## Begin Information shown

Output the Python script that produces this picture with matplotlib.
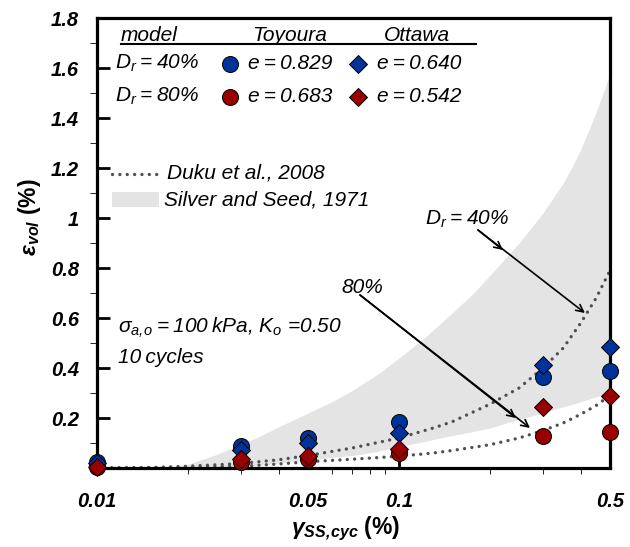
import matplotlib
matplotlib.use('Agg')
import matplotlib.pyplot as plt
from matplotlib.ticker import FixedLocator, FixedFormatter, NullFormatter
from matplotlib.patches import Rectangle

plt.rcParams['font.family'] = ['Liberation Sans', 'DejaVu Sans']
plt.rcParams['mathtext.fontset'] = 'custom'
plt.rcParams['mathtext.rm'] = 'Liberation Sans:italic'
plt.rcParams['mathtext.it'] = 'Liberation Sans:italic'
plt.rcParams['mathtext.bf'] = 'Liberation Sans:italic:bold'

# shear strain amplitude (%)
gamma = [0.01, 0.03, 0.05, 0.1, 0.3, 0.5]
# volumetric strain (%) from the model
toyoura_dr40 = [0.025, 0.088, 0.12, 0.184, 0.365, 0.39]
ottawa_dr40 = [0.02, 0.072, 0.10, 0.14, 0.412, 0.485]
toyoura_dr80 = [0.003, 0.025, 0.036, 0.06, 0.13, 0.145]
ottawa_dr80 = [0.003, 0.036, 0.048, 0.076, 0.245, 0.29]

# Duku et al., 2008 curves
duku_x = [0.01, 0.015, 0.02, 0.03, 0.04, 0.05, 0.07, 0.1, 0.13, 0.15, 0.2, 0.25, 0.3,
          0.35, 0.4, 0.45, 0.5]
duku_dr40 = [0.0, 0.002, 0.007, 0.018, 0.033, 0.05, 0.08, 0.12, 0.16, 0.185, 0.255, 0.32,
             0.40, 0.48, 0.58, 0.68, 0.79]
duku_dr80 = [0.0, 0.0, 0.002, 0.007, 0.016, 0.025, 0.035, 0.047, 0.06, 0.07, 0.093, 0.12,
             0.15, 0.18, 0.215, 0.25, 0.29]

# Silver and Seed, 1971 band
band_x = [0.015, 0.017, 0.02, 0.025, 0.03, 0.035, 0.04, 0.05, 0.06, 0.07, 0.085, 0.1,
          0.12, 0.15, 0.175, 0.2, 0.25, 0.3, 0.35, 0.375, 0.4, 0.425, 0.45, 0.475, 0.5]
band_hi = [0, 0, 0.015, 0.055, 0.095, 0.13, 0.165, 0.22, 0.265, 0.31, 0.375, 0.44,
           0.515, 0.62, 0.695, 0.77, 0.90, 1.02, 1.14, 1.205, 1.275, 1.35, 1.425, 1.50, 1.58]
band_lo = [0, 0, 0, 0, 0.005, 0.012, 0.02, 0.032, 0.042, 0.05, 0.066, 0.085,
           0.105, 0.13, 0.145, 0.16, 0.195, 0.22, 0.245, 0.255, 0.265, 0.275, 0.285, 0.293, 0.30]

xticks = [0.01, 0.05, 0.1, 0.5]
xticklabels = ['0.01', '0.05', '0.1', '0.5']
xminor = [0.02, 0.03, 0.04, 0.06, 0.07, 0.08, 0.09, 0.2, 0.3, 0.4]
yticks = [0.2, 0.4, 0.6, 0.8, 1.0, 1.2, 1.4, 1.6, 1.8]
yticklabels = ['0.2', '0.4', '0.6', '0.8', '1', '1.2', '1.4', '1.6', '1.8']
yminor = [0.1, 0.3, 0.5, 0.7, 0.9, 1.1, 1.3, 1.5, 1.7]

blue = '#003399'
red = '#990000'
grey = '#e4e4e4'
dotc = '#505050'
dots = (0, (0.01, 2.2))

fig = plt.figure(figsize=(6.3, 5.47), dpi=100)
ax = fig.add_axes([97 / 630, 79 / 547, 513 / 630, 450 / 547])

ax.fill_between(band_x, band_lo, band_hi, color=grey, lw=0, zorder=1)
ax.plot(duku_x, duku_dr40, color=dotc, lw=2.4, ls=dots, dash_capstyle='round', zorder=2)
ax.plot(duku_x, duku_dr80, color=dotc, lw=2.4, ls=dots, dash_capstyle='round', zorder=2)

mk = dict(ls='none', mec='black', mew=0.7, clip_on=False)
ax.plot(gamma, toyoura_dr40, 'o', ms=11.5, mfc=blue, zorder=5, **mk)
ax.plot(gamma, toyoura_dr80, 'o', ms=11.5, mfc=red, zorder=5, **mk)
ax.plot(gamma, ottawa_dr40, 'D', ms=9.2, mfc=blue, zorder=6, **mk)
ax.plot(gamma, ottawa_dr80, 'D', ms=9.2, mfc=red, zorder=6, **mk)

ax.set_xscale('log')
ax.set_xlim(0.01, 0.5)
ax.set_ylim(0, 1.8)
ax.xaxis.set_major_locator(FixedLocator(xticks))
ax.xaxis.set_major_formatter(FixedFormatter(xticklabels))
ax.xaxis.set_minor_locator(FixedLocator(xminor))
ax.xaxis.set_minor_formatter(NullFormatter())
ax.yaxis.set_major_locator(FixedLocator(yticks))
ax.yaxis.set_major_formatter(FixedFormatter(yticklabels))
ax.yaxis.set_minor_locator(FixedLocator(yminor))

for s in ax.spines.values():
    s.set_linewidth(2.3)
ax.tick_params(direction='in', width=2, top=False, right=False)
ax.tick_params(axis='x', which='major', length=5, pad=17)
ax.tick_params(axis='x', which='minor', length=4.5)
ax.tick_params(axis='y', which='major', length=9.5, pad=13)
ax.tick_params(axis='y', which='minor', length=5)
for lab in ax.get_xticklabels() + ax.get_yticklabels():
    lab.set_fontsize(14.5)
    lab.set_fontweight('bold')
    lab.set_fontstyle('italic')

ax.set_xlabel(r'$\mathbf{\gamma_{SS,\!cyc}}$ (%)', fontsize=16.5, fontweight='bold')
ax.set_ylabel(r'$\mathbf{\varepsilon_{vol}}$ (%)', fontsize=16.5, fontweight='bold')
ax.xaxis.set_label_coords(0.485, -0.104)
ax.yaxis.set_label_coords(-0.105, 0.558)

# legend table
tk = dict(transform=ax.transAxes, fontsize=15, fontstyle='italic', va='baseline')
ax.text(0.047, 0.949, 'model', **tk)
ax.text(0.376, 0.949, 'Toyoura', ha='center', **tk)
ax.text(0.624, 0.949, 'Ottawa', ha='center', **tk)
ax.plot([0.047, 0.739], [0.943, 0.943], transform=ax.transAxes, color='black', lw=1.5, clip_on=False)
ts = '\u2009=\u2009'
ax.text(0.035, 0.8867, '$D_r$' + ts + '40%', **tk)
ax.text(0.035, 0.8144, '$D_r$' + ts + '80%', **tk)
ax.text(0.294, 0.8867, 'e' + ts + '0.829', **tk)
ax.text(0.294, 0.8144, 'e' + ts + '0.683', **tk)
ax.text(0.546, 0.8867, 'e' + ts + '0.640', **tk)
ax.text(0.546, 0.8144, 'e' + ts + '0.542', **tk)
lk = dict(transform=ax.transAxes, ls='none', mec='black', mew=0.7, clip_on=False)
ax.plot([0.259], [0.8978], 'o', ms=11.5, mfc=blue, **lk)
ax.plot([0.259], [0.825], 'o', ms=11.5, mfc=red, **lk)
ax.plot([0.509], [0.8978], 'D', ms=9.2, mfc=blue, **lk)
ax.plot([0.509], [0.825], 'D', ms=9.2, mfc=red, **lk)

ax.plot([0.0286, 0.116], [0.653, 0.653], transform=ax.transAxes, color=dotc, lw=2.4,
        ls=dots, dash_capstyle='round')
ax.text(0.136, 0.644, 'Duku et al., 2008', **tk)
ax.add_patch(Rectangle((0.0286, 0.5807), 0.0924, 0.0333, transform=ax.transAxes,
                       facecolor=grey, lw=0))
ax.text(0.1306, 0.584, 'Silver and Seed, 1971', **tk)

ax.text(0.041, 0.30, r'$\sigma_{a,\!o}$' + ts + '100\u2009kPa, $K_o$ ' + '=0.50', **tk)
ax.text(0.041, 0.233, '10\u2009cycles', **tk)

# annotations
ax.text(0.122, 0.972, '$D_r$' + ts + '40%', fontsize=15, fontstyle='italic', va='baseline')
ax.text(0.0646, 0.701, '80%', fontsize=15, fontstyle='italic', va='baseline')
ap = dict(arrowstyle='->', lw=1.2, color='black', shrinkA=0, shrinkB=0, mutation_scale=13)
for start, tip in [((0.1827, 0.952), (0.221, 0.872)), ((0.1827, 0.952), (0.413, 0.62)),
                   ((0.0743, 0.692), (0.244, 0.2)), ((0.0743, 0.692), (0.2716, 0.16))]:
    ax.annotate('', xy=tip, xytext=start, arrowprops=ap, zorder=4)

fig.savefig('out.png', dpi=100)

## End Information shown

→ **Required work**: Only lines belong in the copy: transcribe those from the start of the data through the line that contains "yminor = [0.1, 0.3, 0.5, 0.7, 0.9, 1.1, 1.3, 1.5, 1.7]", and skip the pictures.

→ **Problem solution**:
Output the Python script that produces this picture with matplotlib.
import matplotlib
matplotlib.use('Agg')
import matplotlib.pyplot as plt
from matplotlib.ticker import FixedLocator, FixedFormatter, NullFormatter
from matplotlib.patches import Rectangle

plt.rcParams['font.family'] = ['Liberation Sans', 'DejaVu Sans']
plt.rcParams['mathtext.fontset'] = 'custom'
plt.rcParams['mathtext.rm'] = 'Liberation Sans:italic'
plt.rcParams['mathtext.it'] = 'Liberation Sans:italic'
plt.rcParams['mathtext.bf'] = 'Liberation Sans:italic:bold'

# shear strain amplitude (%)
gamma = [0.01, 0.03, 0.05, 0.1, 0.3, 0.5]
# volumetric strain (%) from the model
toyoura_dr40 = [0.025, 0.088, 0.12, 0.184, 0.365, 0.39]
ottawa_dr40 = [0.02, 0.072, 0.10, 0.14, 0.412, 0.485]
toyoura_dr80 = [0.003, 0.025, 0.036, 0.06, 0.13, 0.145]
ottawa_dr80 = [0.003, 0.036, 0.048, 0.076, 0.245, 0.29]

# Duku et al., 2008 curves
duku_x = [0.01, 0.015, 0.02, 0.03, 0.04, 0.05, 0.07, 0.1, 0.13, 0.15, 0.2, 0.25, 0.3,
          0.35, 0.4, 0.45, 0.5]
duku_dr40 = [0.0, 0.002, 0.007, 0.018, 0.033, 0.05, 0.08, 0.12, 0.16, 0.185, 0.255, 0.32,
             0.40, 0.48, 0.58, 0.68, 0.79]
duku_dr80 = [0.0, 0.0, 0.002, 0.007, 0.016, 0.025, 0.035, 0.047, 0.06, 0.07, 0.093, 0.12,
             0.15, 0.18, 0.215, 0.25, 0.29]

# Silver and Seed, 1971 band
band_x = [0.015, 0.017, 0.02, 0.025, 0.03, 0.035, 0.04, 0.05, 0.06, 0.07, 0.085, 0.1,
          0.12, 0.15, 0.175, 0.2, 0.25, 0.3, 0.35, 0.375, 0.4, 0.425, 0.45, 0.475, 0.5]
band_hi = [0, 0, 0.015, 0.055, 0.095, 0.13, 0.165, 0.22, 0.265, 0.31, 0.375, 0.44,
           0.515, 0.62, 0.695, 0.77, 0.90, 1.02, 1.14, 1.205, 1.275, 1.35, 1.425, 1.50, 1.58]
band_lo = [0, 0, 0, 0, 0.005, 0.012, 0.02, 0.032, 0.042, 0.05, 0.066, 0.085,
           0.105, 0.13, 0.145, 0.16, 0.195, 0.22, 0.245, 0.255, 0.265, 0.275, 0.285, 0.293, 0.30]

xticks = [0.01, 0.05, 0.1, 0.5]
xticklabels = ['0.01', '0.05', '0.1', '0.5']
xminor = [0.02, 0.03, 0.04, 0.06, 0.07, 0.08, 0.09, 0.2, 0.3, 0.4]
yticks = [0.2, 0.4, 0.6, 0.8, 1.0, 1.2, 1.4, 1.6, 1.8]
yticklabels = ['0.2', '0.4', '0.6', '0.8', '1', '1.2', '1.4', '1.6', '1.8']
yminor = [0.1, 0.3, 0.5, 0.7, 0.9, 1.1, 1.3, 1.5, 1.7]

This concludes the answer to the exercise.